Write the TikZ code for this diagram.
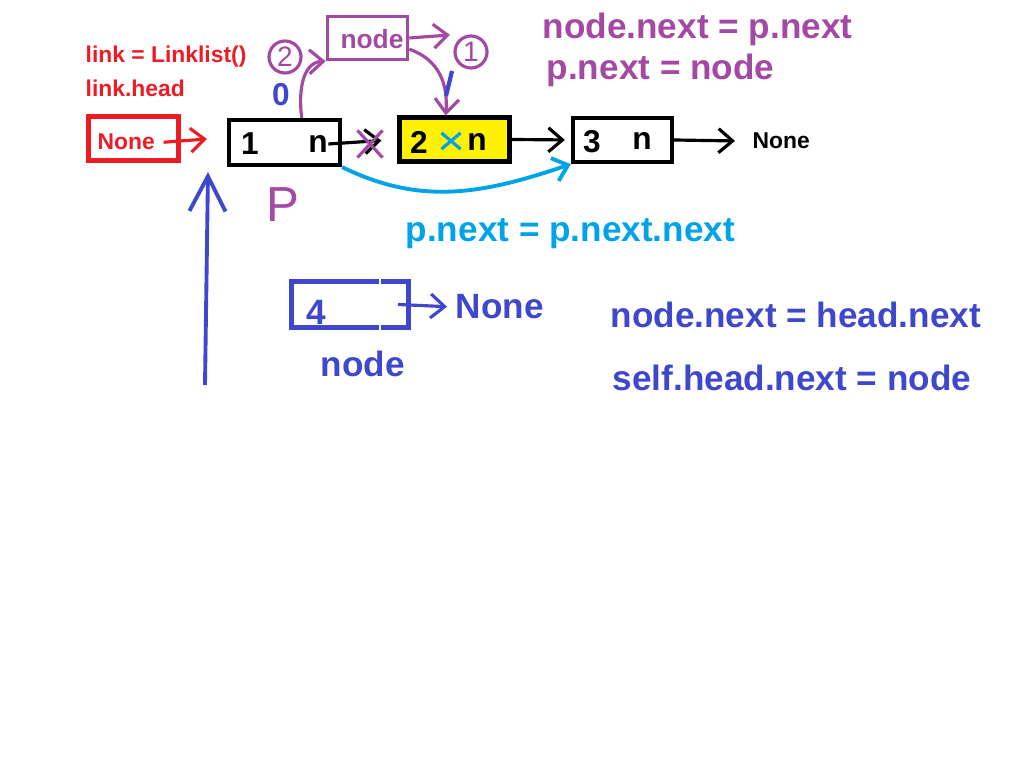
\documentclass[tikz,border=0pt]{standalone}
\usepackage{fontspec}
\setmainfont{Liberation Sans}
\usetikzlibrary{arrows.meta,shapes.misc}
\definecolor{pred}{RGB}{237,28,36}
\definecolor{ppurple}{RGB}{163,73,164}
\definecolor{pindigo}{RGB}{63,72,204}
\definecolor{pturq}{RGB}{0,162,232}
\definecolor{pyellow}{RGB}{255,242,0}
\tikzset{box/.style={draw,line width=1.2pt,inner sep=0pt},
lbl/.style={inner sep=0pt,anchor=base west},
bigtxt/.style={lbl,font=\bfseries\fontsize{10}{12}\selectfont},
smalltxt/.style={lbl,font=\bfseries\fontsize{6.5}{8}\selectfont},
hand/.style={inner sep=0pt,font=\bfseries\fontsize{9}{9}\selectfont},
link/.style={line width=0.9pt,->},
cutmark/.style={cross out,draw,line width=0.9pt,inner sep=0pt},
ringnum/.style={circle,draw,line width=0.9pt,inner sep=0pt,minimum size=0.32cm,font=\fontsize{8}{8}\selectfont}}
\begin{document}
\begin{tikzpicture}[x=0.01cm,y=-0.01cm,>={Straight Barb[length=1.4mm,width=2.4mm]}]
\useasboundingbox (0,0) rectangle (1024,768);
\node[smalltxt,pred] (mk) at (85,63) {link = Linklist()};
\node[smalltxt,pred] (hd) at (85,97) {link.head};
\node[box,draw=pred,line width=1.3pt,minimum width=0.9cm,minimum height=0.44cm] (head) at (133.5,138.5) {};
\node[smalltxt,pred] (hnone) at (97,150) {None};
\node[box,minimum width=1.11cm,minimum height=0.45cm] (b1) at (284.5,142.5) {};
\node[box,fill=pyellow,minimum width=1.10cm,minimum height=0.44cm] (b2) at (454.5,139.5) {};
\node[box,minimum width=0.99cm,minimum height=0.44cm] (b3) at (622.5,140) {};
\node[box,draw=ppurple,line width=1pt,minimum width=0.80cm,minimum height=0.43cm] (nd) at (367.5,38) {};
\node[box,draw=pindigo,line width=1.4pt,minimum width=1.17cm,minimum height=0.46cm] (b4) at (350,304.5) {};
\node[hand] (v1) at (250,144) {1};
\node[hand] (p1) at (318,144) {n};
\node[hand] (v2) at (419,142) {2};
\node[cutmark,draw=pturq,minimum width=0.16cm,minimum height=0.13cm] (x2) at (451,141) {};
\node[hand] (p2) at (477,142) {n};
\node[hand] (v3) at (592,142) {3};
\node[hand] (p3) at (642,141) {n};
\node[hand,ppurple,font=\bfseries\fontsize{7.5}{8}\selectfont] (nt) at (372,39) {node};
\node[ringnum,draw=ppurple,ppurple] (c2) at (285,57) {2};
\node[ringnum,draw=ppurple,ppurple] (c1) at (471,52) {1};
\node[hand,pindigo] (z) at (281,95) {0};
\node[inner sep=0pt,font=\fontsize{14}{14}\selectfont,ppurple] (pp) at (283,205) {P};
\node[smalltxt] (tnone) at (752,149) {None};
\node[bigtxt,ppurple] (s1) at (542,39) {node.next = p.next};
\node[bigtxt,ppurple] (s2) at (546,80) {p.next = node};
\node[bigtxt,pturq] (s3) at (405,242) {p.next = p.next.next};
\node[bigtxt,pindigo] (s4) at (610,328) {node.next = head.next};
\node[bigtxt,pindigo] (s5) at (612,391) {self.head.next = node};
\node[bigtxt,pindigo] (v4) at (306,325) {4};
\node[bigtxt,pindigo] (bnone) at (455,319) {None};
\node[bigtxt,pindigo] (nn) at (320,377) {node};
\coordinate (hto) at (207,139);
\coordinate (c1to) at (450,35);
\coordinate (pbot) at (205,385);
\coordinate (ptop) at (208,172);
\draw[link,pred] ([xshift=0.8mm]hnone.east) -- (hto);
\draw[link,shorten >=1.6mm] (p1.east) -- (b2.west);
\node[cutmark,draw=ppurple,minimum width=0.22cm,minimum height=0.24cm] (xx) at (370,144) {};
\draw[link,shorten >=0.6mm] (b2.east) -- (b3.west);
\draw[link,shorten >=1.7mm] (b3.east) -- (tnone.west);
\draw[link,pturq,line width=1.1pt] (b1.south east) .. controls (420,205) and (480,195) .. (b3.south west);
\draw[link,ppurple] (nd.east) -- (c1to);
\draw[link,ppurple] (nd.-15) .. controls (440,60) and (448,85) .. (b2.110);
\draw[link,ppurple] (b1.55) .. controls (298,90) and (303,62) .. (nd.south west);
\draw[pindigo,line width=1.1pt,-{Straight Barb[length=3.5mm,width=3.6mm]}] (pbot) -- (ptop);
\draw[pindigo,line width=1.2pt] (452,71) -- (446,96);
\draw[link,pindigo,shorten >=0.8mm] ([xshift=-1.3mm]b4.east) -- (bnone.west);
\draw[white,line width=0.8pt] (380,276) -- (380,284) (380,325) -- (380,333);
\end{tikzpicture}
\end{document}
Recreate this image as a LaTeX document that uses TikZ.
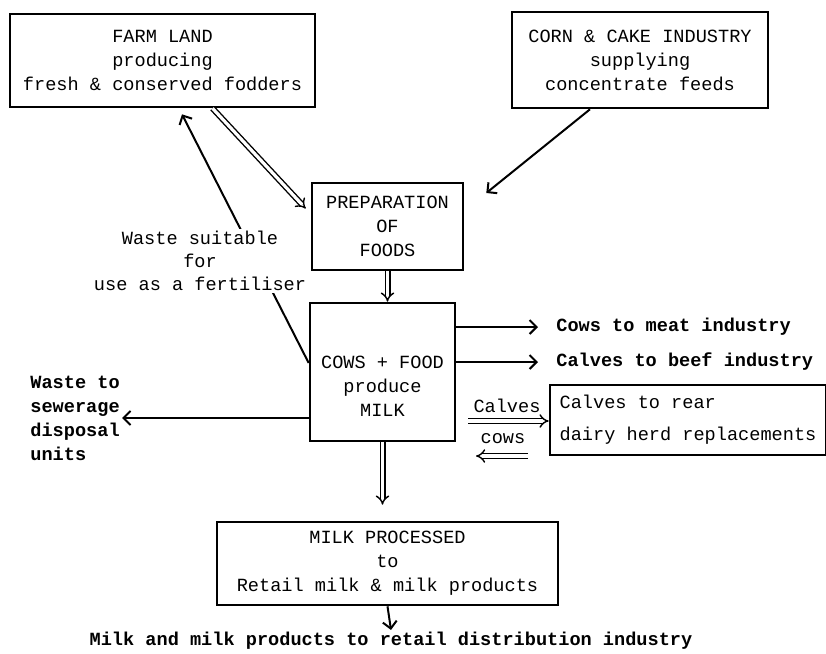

- EXERCISE DESCRIPTION -
Output the full set of records above without changing a word, and drop the images.

- RESPONSE BELOW -
Write the TikZ code for this diagram.
\documentclass[tikz,border=0pt]{standalone}
\usepackage{fontspec}
\setmainfont{Liberation Sans}
\usetikzlibrary{arrows.meta,shapes.misc}
\definecolor{pred}{RGB}{237,28,36}
\definecolor{ppurple}{RGB}{163,73,164}
\definecolor{pindigo}{RGB}{63,72,204}
\definecolor{pturq}{RGB}{0,162,232}
\definecolor{pyellow}{RGB}{255,242,0}
\tikzset{box/.style={draw,line width=1.2pt,inner sep=0pt},
lbl/.style={inner sep=0pt,anchor=base west},
bigtxt/.style={lbl,font=\bfseries\fontsize{10}{12}\selectfont},
smalltxt/.style={lbl,font=\bfseries\fontsize{6.5}{8}\selectfont},
hand/.style={inner sep=0pt,font=\bfseries\fontsize{9}{9}\selectfont},
link/.style={line width=0.9pt,->},
cutmark/.style={cross out,draw,line width=0.9pt,inner sep=0pt},
ringnum/.style={circle,draw,line width=0.9pt,inner sep=0pt,minimum size=0.32cm,font=\fontsize{8}{8}\selectfont}}
\begin{document}
\begin{tikzpicture}[x=0.01cm,y=-0.01cm,>={Straight Barb[length=1.4mm,width=2.4mm]}]
\useasboundingbox (0,0) rectangle (1024,768);
\node[smalltxt,pred] (mk) at (85,63) {link = Linklist()};
\node[smalltxt,pred] (hd) at (85,97) {link.head};
\node[box,draw=pred,line width=1.3pt,minimum width=0.9cm,minimum height=0.44cm] (head) at (133.5,138.5) {};
\node[smalltxt,pred] (hnone) at (97,150) {None};
\node[box,minimum width=1.11cm,minimum height=0.45cm] (b1) at (284.5,142.5) {};
\node[box,fill=pyellow,minimum width=1.10cm,minimum height=0.44cm] (b2) at (454.5,139.5) {};
\node[box,minimum width=0.99cm,minimum height=0.44cm] (b3) at (622.5,140) {};
\node[box,draw=ppurple,line width=1pt,minimum width=0.80cm,minimum height=0.43cm] (nd) at (367.5,38) {};
\node[box,draw=pindigo,line width=1.4pt,minimum width=1.17cm,minimum height=0.46cm] (b4) at (350,304.5) {};
\node[hand] (v1) at (250,144) {1};
\node[hand] (p1) at (318,144) {n};
\node[hand] (v2) at (419,142) {2};
\node[cutmark,draw=pturq,minimum width=0.16cm,minimum height=0.13cm] (x2) at (451,141) {};
\node[hand] (p2) at (477,142) {n};
\node[hand] (v3) at (592,142) {3};
\node[hand] (p3) at (642,141) {n};
\node[hand,ppurple,font=\bfseries\fontsize{7.5}{8}\selectfont] (nt) at (372,39) {node};
\node[ringnum,draw=ppurple,ppurple] (c2) at (285,57) {2};
\node[ringnum,draw=ppurple,ppurple] (c1) at (471,52) {1};
\node[hand,pindigo] (z) at (281,95) {0};
\node[inner sep=0pt,font=\fontsize{14}{14}\selectfont,ppurple] (pp) at (283,205) {P};
\node[smalltxt] (tnone) at (752,149) {None};
\node[bigtxt,ppurple] (s1) at (542,39) {node.next = p.next};
\node[bigtxt,ppurple] (s2) at (546,80) {p.next = node};
\node[bigtxt,pturq] (s3) at (405,242) {p.next = p.next.next};
\node[bigtxt,pindigo] (s4) at (610,328) {node.next = head.next};
\node[bigtxt,pindigo] (s5) at (612,391) {self.head.next = node};
\node[bigtxt,pindigo] (v4) at (306,325) {4};
\node[bigtxt,pindigo] (bnone) at (455,319) {None};
\node[bigtxt,pindigo] (nn) at (320,377) {node};
\coordinate (hto) at (207,139);
\coordinate (c1to) at (450,35);
\coordinate (pbot) at (205,385);
\coordinate (ptop) at (208,172);
\draw[link,pred] ([xshift=0.8mm]hnone.east) -- (hto);
\draw[link,shorten >=1.6mm] (p1.east) -- (b2.west);
\node[cutmark,draw=ppurple,minimum width=0.22cm,minimum height=0.24cm] (xx) at (370,144) {};
\draw[link,shorten >=0.6mm] (b2.east) -- (b3.west);
\draw[link,shorten >=1.7mm] (b3.east) -- (tnone.west);
\draw[link,pturq,line width=1.1pt] (b1.south east) .. controls (420,205) and (480,195) .. (b3.south west);
\draw[link,ppurple] (nd.east) -- (c1to);
\draw[link,ppurple] (nd.-15) .. controls (440,60) and (448,85) .. (b2.110);
\draw[link,ppurple] (b1.55) .. controls (298,90) and (303,62) .. (nd.south west);
\draw[pindigo,line width=1.1pt,-{Straight Barb[length=3.5mm,width=3.6mm]}] (pbot) -- (ptop);
\draw[pindigo,line width=1.2pt] (452,71) -- (446,96);
\draw[link,pindigo,shorten >=0.8mm] ([xshift=-1.3mm]b4.east) -- (bnone.west);
\draw[white,line width=0.8pt] (380,276) -- (380,284) (380,325) -- (380,333);
\end{tikzpicture}
\end{document}
Recreate this image as a LaTeX document that uses TikZ.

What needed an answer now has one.